By Siriol Dafydd on November 27, 2018 in News

Scene of the crimes, by Lars Rasmussen

Marks Park has officially been endorsed by Waverley Council as the site for the Bondi Memorial Project. This allows for commissioning of a public artwork to serve as a memorial to the men who were viciously assaulted and murdered in homophobic attacks in Sydney over multiple decades.

This is a tremendous result after years of campaigning from New South Wales based LGBTI sexual and mental health organisation, ACON. Working in partnership with Waverley Council since 2015, ACON has been instrumental in finding appropriate means of honouring and remembering the victims of the violent attacks.

“ACON has been working with a range of community partners, advocates and the broader LGBTI community on a range of responses to address the painful legacy left behind by the wave of anti-gay violence that swept through Sydney in the 1970s to the 1990s,” ACON CEO Nicolas Parkhill said in a media statement.

“This grief and trauma continues to impact on our community’s health and wellbeing today.”

The endorsement of the park as the official site for the memorial was announced as an official parliamentary inquiry into historical gay and transgender crimes in Australia began.

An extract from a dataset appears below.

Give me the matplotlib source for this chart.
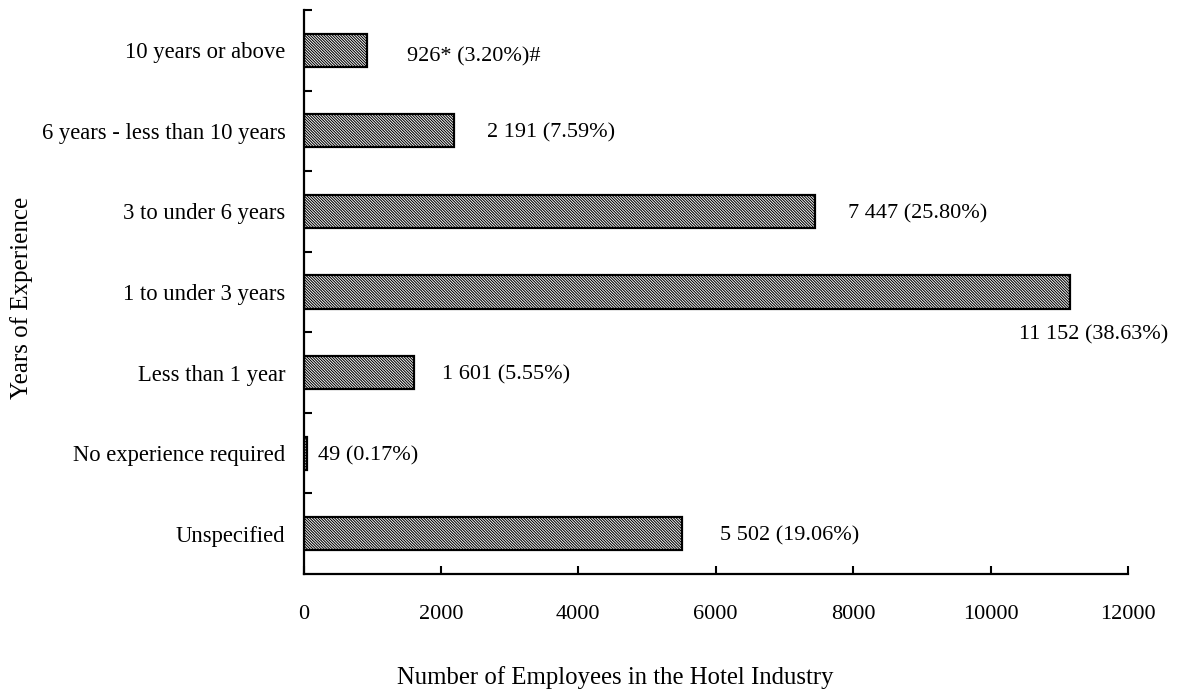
import matplotlib
matplotlib.use("Agg")
import matplotlib.pyplot as plt
from matplotlib.ticker import FixedLocator

# Employees in the hotel industry by required years of experience
categories = [
    "Unspecified",
    "No experience required",
    "Less than 1 year",
    "1 to under 3 years",
    "3 to under 6 years",
    "6 years - less than 10 years",
    "10 years or above",
]
employees = [5502, 49, 1601, 11152, 7447, 2191, 926]
value_labels = [
    "5 502 (19.06%)",
    "49 (0.17%)",
    "1 601 (5.55%)",
    "11 152 (38.63%)",
    "7 447 (25.80%)",
    "2 191 (7.59%)",
    "926* (3.20%)#",
]
x_ticks = [0, 2000, 4000, 6000, 8000, 10000, 12000]

# label offsets from the bar end, in pixels (dx, dy)
label_offsets = [(38, 0), (11, 0), (28, 0), (-51, -40), (33, 0), (33, 0), (40, -4)]

plt.rcParams["font.family"] = ["Liberation Serif", "DejaVu Serif"]
plt.rcParams["hatch.linewidth"] = 0.75
plt.rcParams["hatch.color"] = "black"

fig = plt.figure(figsize=(11.81, 6.96), dpi=100)
ax = fig.add_axes([303.5 / 1181, 1 - 574 / 696, (1128 - 303.5) / 1181, (574 - 10) / 696])

ypos = list(range(len(categories)))
ax.barh(ypos, employees, height=0.41, color="white", edgecolor="black",
        linewidth=1.6, hatch="\\\\\\\\\\\\\\\\\\\\\\\\", zorder=2)

for y, v, lab, (dx, dy) in zip(ypos, employees, value_labels, label_offsets):
    ax.annotate(lab, xy=(v, y), xytext=(dx, dy), textcoords="offset pixels",
                ha="left", va="center_baseline", fontsize=16, color="black")

ax.set_xlim(0, 12000)
ax.set_ylim(-0.5, len(categories) - 0.5)

ax.set_yticks(ypos)
ax.set_yticklabels(categories, fontsize=16.3)
ax.yaxis.set_minor_locator(FixedLocator([i + 0.5 for i in range(len(categories))]))
ax.tick_params(axis="y", which="major", length=0, pad=13)
ax.tick_params(axis="y", which="minor", direction="in", length=6, width=1.5)

ax.set_xticks(x_ticks)
ax.set_xticklabels([str(t) for t in x_ticks], fontsize=16)
ax.tick_params(axis="x", direction="in", length=6, width=1.5, pad=22)

for side in ("top", "right"):
    ax.spines[side].set_visible(False)
for side in ("left", "bottom"):
    ax.spines[side].set_linewidth(1.6)

fig.text(615 / 1181, 1 - 678 / 696, "Number of Employees in the Hotel Industry",
         ha="center", va="center", fontsize=17.8)
fig.text(22 / 1181, 1 - 298 / 696, "Years of Experience", rotation=90,
         ha="center", va="center", fontsize=18)

fig.savefig("out.png", dpi=100)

The inquiry has also been something that ACON has campaigned for over many years and will shine a further light on the horrific events that took place.

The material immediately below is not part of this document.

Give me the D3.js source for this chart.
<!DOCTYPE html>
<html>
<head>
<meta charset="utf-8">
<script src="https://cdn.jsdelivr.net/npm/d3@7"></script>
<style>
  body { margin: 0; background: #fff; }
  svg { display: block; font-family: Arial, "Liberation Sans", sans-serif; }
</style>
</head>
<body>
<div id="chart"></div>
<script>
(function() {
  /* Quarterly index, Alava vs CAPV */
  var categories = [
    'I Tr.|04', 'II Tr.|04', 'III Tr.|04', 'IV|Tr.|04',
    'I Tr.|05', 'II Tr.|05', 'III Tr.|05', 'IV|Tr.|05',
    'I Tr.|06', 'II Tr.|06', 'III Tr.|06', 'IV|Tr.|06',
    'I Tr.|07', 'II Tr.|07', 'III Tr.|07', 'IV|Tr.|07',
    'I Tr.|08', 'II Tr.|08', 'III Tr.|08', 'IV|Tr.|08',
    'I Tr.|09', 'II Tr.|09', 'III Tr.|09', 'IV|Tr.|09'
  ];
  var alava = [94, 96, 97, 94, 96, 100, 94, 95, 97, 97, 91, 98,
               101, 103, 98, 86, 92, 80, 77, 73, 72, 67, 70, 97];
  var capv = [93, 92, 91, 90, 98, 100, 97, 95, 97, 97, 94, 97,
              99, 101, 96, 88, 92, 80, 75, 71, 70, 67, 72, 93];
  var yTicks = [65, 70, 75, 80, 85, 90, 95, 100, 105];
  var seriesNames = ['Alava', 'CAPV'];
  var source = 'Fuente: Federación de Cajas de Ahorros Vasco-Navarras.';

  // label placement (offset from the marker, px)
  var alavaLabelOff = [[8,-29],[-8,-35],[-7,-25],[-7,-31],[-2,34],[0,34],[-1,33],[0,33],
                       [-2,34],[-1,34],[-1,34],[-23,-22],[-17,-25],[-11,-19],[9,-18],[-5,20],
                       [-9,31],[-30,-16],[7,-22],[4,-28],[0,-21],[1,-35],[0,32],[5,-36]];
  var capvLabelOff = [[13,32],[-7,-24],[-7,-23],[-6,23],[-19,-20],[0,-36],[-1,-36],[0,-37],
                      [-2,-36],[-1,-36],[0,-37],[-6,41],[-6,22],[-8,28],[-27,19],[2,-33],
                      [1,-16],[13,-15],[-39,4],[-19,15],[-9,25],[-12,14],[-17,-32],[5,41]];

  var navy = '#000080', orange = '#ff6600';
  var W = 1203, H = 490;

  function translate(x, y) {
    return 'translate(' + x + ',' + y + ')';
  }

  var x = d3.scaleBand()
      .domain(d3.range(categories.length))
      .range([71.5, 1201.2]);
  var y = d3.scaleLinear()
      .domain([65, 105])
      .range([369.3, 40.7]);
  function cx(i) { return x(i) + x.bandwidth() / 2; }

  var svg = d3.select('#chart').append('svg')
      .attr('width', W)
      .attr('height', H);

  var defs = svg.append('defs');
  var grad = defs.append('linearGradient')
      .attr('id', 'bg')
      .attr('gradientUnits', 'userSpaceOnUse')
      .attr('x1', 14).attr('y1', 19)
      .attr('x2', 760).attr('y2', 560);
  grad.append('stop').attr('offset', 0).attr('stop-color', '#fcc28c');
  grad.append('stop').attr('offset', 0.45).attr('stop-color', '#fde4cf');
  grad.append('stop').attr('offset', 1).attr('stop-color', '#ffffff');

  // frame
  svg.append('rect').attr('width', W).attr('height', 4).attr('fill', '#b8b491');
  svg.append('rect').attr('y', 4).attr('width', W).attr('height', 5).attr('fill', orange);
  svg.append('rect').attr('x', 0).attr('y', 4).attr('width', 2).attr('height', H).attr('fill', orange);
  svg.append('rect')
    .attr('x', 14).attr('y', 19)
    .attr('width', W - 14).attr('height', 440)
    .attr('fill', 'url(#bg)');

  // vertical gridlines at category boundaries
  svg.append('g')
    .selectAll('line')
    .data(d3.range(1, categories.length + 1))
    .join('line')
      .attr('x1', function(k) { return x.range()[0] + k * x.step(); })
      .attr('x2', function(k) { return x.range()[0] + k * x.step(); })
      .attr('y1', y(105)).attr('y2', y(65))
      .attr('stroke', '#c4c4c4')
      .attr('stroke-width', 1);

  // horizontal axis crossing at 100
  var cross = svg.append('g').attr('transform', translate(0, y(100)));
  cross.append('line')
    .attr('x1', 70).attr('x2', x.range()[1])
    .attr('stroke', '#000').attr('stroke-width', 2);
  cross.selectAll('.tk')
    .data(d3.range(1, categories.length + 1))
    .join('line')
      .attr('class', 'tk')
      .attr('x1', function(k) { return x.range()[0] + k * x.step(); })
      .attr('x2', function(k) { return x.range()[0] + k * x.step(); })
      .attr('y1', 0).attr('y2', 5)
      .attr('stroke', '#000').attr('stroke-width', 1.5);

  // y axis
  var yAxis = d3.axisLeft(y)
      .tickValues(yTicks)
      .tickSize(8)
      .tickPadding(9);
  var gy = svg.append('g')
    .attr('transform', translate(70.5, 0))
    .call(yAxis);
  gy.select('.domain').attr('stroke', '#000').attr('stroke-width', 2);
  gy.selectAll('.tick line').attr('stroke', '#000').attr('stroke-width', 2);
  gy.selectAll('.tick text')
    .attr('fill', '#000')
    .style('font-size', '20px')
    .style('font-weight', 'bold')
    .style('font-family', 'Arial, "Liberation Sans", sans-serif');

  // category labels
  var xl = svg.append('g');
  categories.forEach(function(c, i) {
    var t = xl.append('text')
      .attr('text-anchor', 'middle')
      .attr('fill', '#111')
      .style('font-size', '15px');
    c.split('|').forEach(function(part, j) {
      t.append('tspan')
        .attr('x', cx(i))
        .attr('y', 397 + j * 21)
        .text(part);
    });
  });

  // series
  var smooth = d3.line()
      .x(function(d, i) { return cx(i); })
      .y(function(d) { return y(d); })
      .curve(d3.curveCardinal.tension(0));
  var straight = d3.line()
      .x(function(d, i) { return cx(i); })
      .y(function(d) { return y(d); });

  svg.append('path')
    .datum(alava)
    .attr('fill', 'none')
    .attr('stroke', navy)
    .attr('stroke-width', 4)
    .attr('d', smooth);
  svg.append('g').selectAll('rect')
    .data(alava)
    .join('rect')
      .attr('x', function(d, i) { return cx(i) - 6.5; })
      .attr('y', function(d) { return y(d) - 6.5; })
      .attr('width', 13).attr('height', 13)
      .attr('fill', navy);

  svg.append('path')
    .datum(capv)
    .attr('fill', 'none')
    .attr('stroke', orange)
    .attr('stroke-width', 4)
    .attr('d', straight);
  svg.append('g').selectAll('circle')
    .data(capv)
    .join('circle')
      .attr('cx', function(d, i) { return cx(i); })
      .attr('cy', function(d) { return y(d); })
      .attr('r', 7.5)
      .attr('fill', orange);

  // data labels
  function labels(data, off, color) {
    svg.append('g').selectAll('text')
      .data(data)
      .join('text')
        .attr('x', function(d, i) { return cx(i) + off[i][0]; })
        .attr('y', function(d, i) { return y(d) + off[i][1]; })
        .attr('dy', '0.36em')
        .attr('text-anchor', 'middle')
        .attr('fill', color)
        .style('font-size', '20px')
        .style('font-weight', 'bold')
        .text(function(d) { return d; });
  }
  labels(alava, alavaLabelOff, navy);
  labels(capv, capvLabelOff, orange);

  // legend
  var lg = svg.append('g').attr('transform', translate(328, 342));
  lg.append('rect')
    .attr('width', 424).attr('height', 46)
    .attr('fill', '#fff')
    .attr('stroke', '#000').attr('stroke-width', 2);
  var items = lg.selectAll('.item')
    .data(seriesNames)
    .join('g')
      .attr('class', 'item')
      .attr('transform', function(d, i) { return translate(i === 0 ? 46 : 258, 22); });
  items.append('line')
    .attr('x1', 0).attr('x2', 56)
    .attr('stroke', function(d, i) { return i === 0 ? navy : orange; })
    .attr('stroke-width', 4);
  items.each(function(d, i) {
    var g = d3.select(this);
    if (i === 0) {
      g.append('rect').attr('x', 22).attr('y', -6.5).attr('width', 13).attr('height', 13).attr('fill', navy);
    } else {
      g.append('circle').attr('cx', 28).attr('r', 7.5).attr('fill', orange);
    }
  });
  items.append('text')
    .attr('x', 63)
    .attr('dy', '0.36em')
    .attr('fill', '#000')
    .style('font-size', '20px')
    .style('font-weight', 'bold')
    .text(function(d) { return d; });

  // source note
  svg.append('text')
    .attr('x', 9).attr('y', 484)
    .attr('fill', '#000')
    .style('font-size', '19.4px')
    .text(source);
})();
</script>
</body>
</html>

Marks Park was chosen for the memorial as it was the site of many of the attacks and murders that took place along the coastal walk from Bondi to Tamarama.

“Council’s process around commissioning an artist is yet to begin, but certainly whatever design is chosen will be a respectful reminder to these wonderful men and a place where we can pay our respects to the victims, their families, friends and the LGBTI community,” Waverley Mayor John Wakefield told The Beast.

There is no set date for the unveiling of the memorial but the entire process, including community consultation, is expected to take a year or so to complete.

“I expect that the memorial will be a place for quiet reflection as wellas celebration,” Cr Wakefield said. “It’ll remind us of the past and how we have progressed as an inclusive society. It will remind us of the importance of valuing and celebrating diversity in our community.”

Waverley Council has committed $100,000 from its 2018/19 Capital Works Program and a further $64,000 from Stephen Heasley and Andrew Borg will also go towards the project.

This philanthropic donation was made under the terms of the couple’s settlement with Vistaprint. After they were sent religious pamphlets about temptation and sin instead of the wedding programs they had ordered, the couple filed a lawsuit, which resulted in an official apology and a direct contribution to an Australian LGBTI organisation of their choosing.

“We chose the Bondi Memorial Project for its purpose of shining a light on the impacts of bigotry, prejudice and discrimination, and the importance of valuing diversity in the community,” Mr Borg said in a statement. “We’re proud to be part of this important project.”

“We always wanted to use our experience as an opportunity to create greater understanding and acceptance of the LGBTI community,” Mr Heasley added.

“We hope that this contribution will assist in the creation of a monument that commemorates the past and stands for healing, unity, progress and inclusion.”

Further donations by the public are welcomed and community consultation will continue during the project’s commissioning process. For more details, head to the Waverley Council website.

Despite recent progress, we still have a long way to go in terms of replacing hate and bigotry with understanding and acceptance, but this memorial is certainly a step in the right direction. And with such wonderful and widespread support within the community, this project will help the growing momentum towards healing and justice for the victims of senseless violence and hateful discrimination.